Each line from the line with "Reproduce this chart with Chart.js." to the line with "ctx.strokeRect(107.2, 27.5, 208.8, 51);", inclusive, is to be repeated exactly; no other line and no picture belongs in the copy.

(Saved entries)
»»

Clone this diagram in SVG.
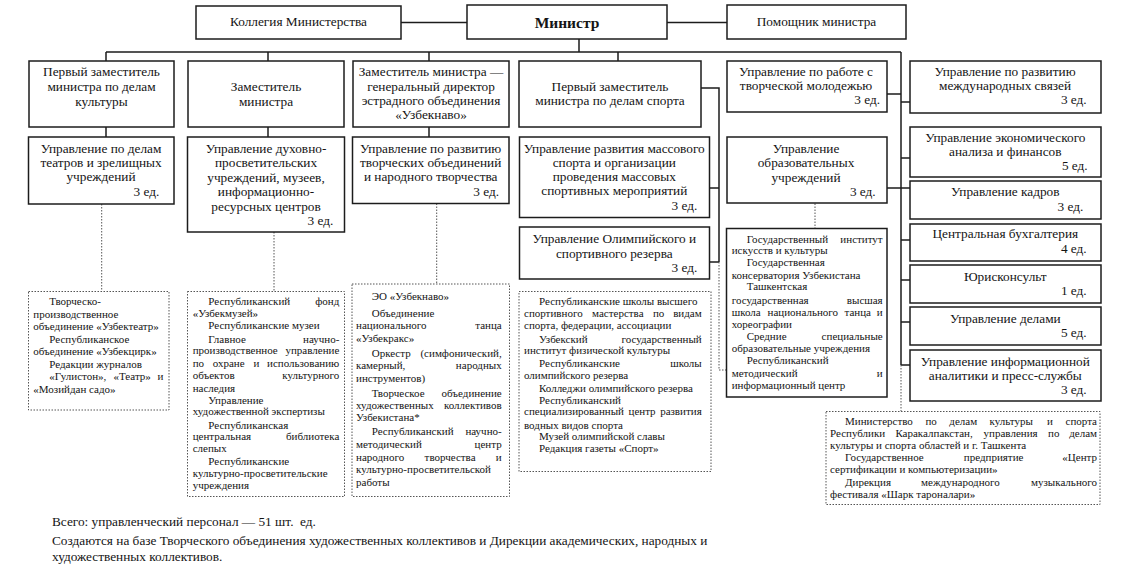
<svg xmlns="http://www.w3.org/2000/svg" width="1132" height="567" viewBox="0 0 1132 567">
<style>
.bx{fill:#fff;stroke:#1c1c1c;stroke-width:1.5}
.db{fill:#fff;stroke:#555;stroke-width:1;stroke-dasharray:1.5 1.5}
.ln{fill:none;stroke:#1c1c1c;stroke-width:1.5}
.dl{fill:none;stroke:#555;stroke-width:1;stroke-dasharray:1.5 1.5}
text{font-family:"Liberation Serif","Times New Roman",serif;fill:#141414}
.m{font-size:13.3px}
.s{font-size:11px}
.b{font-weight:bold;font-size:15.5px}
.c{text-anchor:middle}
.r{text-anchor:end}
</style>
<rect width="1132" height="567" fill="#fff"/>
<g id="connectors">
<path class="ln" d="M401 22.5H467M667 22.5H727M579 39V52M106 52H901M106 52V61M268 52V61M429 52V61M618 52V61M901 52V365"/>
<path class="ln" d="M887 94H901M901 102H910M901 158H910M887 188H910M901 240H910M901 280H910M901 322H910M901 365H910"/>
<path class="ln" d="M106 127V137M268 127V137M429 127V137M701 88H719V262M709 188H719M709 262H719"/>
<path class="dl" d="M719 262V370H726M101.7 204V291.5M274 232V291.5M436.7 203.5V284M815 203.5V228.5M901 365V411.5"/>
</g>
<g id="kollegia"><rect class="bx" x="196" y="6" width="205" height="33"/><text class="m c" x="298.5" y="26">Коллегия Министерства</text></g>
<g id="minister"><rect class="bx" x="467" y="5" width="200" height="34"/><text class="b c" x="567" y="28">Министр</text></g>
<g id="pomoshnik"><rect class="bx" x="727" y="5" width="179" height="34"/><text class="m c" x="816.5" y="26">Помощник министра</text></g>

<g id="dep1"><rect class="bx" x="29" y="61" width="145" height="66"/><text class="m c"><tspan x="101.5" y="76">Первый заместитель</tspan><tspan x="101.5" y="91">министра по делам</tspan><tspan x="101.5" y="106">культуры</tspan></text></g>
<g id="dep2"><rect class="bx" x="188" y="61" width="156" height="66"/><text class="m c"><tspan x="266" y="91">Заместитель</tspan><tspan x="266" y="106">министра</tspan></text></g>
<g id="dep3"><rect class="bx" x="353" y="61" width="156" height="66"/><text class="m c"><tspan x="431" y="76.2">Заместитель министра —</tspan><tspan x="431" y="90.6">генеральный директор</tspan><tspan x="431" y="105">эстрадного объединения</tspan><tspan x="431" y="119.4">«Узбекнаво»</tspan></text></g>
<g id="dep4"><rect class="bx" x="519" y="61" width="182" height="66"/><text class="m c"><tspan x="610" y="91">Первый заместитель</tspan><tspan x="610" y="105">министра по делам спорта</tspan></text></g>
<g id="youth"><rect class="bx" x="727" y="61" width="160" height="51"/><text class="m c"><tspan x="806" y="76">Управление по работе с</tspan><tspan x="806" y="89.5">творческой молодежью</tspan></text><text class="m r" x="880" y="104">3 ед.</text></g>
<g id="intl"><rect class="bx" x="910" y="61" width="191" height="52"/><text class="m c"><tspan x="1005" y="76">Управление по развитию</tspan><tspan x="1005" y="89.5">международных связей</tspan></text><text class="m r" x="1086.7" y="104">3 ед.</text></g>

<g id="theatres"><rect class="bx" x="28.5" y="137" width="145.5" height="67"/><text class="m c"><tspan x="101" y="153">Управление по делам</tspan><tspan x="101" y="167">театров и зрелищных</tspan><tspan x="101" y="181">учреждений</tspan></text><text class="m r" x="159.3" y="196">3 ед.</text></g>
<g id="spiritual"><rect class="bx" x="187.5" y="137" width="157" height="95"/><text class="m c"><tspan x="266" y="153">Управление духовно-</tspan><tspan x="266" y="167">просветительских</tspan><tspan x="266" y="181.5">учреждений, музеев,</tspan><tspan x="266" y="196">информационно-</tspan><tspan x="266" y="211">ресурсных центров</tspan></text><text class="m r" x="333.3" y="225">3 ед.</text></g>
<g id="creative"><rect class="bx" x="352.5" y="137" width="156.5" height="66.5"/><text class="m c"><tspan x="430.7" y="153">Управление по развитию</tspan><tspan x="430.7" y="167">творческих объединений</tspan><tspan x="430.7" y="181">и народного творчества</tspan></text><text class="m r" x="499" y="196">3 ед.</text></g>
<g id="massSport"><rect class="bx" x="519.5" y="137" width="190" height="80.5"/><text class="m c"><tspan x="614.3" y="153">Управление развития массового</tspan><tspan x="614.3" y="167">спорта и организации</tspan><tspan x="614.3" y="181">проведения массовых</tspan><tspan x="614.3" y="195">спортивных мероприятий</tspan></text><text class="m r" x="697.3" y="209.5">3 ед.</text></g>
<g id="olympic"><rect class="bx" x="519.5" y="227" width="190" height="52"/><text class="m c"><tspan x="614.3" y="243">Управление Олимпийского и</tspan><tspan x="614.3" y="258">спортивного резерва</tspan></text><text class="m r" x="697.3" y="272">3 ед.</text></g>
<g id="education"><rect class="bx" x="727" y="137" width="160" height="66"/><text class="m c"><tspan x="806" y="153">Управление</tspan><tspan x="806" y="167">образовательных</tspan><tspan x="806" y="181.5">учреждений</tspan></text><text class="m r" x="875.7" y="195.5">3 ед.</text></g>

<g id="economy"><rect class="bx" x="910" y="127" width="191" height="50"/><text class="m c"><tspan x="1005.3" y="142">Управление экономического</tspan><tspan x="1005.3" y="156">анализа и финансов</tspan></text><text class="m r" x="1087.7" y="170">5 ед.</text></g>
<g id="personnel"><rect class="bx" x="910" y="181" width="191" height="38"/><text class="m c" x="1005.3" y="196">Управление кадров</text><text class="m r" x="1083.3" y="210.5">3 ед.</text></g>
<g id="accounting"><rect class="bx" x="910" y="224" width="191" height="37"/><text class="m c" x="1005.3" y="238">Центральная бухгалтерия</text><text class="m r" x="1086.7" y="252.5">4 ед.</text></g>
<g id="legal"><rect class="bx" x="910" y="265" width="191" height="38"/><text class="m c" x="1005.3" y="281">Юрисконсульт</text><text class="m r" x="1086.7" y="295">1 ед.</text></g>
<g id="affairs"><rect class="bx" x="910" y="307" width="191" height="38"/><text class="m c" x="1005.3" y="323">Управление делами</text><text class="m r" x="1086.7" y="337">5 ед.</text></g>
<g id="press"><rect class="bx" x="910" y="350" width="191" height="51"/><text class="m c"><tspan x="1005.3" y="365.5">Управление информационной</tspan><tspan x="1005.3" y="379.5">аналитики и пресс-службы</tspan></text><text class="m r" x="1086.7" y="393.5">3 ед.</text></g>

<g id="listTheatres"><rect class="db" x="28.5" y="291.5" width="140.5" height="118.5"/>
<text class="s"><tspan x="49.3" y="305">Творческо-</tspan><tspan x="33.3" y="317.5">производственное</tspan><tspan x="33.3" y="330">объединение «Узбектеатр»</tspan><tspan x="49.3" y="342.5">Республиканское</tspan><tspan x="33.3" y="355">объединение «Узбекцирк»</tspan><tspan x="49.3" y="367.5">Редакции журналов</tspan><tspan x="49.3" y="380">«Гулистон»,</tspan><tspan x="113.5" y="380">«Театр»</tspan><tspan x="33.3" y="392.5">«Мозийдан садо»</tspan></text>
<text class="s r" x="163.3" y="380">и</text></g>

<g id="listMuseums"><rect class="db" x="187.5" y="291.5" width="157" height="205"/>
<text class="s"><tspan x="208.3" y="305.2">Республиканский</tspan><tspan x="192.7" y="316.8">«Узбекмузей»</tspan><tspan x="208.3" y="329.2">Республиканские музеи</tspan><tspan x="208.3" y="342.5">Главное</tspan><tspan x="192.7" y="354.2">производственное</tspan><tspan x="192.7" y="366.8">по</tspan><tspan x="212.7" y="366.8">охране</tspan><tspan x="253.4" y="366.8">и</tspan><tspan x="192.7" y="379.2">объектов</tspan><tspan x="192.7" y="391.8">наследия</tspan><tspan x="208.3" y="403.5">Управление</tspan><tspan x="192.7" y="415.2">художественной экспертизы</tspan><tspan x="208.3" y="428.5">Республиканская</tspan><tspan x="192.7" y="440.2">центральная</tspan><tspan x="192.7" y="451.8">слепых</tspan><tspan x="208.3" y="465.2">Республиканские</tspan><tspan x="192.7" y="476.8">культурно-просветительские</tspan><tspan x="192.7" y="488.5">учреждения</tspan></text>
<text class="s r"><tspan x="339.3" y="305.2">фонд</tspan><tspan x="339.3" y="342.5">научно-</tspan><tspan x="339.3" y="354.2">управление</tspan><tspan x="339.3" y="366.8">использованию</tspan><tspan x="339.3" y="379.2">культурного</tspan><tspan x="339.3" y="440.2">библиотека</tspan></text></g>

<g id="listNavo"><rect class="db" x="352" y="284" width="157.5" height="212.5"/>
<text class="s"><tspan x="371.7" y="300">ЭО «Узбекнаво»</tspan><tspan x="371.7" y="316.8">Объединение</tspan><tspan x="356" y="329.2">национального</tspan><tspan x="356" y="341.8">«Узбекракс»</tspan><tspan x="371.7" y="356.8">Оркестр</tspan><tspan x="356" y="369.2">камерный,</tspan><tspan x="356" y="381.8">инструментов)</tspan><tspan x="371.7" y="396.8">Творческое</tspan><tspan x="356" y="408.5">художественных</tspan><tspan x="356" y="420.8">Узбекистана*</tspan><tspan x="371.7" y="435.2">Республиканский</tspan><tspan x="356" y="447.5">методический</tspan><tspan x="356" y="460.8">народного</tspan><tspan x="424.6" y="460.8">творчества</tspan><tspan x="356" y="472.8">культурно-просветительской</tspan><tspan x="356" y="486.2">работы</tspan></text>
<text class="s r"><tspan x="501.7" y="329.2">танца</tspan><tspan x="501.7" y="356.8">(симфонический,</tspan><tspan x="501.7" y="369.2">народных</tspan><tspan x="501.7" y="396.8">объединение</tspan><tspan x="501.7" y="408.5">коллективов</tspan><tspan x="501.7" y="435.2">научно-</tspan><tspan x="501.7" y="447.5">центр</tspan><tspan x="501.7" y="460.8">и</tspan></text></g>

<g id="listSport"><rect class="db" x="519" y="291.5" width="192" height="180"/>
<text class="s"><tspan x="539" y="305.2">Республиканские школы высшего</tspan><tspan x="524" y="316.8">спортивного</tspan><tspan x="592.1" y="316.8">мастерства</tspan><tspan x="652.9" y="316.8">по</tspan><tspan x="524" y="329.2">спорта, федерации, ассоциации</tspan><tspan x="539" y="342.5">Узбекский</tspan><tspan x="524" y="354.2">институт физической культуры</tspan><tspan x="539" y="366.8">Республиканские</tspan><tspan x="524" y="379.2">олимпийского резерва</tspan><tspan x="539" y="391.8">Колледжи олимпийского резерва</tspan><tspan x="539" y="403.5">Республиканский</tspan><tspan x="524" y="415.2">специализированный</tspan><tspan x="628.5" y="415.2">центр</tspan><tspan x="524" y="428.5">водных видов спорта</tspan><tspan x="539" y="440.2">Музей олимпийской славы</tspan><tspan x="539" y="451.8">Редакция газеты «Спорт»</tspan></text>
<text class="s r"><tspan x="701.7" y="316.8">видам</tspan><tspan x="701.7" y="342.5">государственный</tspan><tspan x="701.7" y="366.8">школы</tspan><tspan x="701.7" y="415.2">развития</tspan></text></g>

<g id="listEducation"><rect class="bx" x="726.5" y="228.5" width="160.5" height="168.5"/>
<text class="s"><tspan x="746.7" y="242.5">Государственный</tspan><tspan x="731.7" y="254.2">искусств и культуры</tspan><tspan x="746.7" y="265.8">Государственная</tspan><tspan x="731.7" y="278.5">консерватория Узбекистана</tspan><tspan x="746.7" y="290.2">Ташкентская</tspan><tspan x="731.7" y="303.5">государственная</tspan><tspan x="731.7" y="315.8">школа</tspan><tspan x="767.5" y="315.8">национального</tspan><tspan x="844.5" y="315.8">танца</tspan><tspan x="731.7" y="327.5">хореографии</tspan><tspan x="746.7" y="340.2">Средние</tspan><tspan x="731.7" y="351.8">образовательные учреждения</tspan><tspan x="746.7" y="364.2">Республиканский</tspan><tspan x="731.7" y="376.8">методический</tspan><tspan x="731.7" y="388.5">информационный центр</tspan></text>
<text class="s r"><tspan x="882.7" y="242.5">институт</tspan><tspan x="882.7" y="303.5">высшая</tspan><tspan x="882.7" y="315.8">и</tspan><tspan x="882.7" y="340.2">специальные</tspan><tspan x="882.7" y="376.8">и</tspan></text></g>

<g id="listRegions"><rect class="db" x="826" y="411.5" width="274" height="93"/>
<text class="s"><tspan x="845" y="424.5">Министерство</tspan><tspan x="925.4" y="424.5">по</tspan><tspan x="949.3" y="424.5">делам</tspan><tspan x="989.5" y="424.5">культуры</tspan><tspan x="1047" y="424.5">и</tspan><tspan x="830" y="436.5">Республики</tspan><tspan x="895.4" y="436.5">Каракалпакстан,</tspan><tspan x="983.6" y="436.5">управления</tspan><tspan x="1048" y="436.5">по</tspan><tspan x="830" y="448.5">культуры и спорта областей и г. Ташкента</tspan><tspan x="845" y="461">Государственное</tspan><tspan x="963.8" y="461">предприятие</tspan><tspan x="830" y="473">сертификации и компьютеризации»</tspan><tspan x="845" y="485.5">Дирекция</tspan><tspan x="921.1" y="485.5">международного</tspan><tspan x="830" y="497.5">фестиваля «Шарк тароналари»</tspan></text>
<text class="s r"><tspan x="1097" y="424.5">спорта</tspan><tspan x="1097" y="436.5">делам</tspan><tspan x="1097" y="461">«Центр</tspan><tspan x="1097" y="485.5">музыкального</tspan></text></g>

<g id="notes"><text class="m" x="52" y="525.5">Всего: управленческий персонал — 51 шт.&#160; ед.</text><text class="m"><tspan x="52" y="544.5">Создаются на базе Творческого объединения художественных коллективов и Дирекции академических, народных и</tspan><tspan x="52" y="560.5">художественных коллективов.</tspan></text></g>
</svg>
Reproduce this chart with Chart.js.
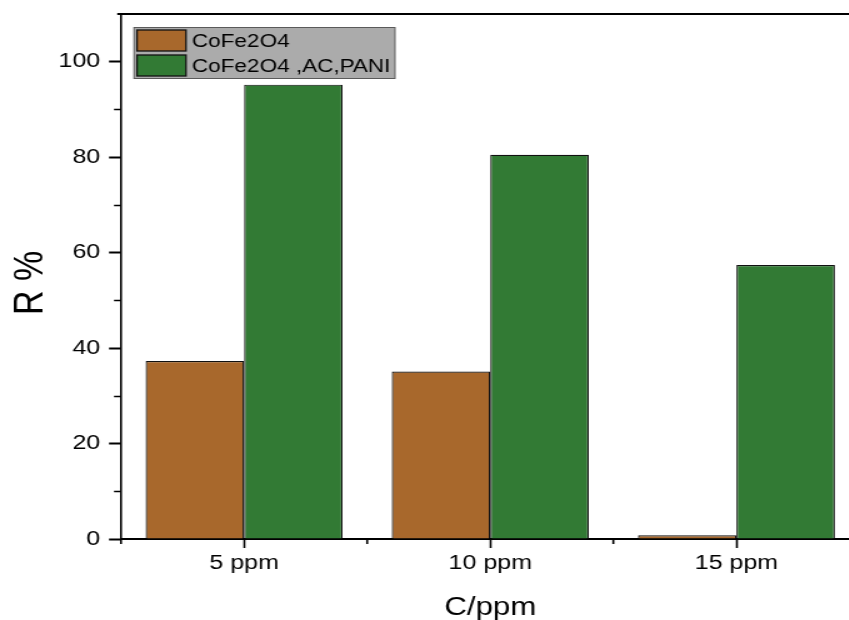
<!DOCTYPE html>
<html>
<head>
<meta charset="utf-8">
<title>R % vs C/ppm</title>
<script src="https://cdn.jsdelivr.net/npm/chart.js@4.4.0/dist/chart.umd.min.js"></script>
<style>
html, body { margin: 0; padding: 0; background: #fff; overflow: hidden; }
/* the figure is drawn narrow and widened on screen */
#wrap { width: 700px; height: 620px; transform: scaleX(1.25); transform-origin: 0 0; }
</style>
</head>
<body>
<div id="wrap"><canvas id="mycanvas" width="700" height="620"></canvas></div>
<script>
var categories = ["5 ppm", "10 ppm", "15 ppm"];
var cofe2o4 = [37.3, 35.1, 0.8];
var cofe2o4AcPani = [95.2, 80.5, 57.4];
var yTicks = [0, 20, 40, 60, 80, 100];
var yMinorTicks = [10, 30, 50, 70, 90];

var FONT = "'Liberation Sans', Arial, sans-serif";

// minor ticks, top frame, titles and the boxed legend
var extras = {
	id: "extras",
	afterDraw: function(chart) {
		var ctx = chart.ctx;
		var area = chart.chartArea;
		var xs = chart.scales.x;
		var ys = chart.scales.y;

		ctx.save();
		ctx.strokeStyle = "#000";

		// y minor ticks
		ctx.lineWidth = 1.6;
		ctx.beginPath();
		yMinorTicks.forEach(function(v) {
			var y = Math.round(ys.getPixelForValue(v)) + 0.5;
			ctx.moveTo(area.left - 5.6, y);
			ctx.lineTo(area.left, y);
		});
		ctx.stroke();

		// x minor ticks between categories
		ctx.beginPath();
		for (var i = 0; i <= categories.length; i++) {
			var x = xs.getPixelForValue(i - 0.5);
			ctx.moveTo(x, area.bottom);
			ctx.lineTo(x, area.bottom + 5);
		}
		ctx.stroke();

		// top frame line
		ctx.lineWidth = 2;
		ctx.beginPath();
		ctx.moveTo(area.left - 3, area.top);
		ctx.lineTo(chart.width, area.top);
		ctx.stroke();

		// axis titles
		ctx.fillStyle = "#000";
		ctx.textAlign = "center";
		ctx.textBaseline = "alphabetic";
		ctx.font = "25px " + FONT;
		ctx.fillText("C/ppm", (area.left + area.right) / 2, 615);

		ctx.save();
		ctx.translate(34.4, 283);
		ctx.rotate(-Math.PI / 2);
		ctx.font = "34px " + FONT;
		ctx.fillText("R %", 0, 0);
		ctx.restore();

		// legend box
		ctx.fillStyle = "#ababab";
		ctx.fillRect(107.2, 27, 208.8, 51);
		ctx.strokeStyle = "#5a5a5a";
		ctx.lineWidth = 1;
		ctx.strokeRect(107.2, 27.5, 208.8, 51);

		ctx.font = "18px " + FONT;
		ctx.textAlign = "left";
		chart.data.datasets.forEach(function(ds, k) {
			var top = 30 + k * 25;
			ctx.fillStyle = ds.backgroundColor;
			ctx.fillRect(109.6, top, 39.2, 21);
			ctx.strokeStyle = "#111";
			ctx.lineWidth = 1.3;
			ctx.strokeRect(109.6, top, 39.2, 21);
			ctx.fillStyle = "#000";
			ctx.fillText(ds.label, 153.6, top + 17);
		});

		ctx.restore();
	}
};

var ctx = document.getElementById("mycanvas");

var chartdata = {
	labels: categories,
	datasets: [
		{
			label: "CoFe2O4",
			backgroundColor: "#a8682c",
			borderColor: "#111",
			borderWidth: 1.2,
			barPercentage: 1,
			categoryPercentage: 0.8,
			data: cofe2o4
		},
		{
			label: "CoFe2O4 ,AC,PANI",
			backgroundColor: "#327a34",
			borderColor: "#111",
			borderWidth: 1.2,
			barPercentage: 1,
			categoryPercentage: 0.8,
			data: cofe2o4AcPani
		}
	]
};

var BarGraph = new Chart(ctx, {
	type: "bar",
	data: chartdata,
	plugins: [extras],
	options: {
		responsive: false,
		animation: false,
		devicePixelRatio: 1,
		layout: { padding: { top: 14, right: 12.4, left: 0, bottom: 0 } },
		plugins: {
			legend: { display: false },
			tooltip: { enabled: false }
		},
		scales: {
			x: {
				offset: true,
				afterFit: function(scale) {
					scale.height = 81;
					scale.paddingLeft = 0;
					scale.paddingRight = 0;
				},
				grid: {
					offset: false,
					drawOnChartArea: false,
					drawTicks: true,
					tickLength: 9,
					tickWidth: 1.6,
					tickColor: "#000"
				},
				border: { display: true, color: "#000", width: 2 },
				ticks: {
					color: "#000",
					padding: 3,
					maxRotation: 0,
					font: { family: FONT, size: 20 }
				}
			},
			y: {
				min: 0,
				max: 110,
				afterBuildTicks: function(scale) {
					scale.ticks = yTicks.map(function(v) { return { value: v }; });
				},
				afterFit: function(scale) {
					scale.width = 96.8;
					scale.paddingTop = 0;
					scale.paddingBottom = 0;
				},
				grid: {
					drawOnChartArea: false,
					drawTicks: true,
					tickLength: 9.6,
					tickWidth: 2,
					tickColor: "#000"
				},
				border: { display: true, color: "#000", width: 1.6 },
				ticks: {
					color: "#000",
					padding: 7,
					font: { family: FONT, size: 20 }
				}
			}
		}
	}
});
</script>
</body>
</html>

««

## Expected answer
Reproduce this chart with Chart.js.
<!DOCTYPE html>
<html>
<head>
<meta charset="utf-8">
<title>R % vs C/ppm</title>
<script src="https://cdn.jsdelivr.net/npm/chart.js@4.4.0/dist/chart.umd.min.js"></script>
<style>
html, body { margin: 0; padding: 0; background: #fff; overflow: hidden; }
/* the figure is drawn narrow and widened on screen */
#wrap { width: 700px; height: 620px; transform: scaleX(1.25); transform-origin: 0 0; }
</style>
</head>
<body>
<div id="wrap"><canvas id="mycanvas" width="700" height="620"></canvas></div>
<script>
var categories = ["5 ppm", "10 ppm", "15 ppm"];
var cofe2o4 = [37.3, 35.1, 0.8];
var cofe2o4AcPani = [95.2, 80.5, 57.4];
var yTicks = [0, 20, 40, 60, 80, 100];
var yMinorTicks = [10, 30, 50, 70, 90];

var FONT = "'Liberation Sans', Arial, sans-serif";

// minor ticks, top frame, titles and the boxed legend
var extras = {
	id: "extras",
	afterDraw: function(chart) {
		var ctx = chart.ctx;
		var area = chart.chartArea;
		var xs = chart.scales.x;
		var ys = chart.scales.y;

		ctx.save();
		ctx.strokeStyle = "#000";

		// y minor ticks
		ctx.lineWidth = 1.6;
		ctx.beginPath();
		yMinorTicks.forEach(function(v) {
			var y = Math.round(ys.getPixelForValue(v)) + 0.5;
			ctx.moveTo(area.left - 5.6, y);
			ctx.lineTo(area.left, y);
		});
		ctx.stroke();

		// x minor ticks between categories
		ctx.beginPath();
		for (var i = 0; i <= categories.length; i++) {
			var x = xs.getPixelForValue(i - 0.5);
			ctx.moveTo(x, area.bottom);
			ctx.lineTo(x, area.bottom + 5);
		}
		ctx.stroke();

		// top frame line
		ctx.lineWidth = 2;
		ctx.beginPath();
		ctx.moveTo(area.left - 3, area.top);
		ctx.lineTo(chart.width, area.top);
		ctx.stroke();

		// axis titles
		ctx.fillStyle = "#000";
		ctx.textAlign = "center";
		ctx.textBaseline = "alphabetic";
		ctx.font = "25px " + FONT;
		ctx.fillText("C/ppm", (area.left + area.right) / 2, 615);

		ctx.save();
		ctx.translate(34.4, 283);
		ctx.rotate(-Math.PI / 2);
		ctx.font = "34px " + FONT;
		ctx.fillText("R %", 0, 0);
		ctx.restore();

		// legend box
		ctx.fillStyle = "#ababab";
		ctx.fillRect(107.2, 27, 208.8, 51);
		ctx.strokeStyle = "#5a5a5a";
		ctx.lineWidth = 1;
		ctx.strokeRect(107.2, 27.5, 208.8, 51);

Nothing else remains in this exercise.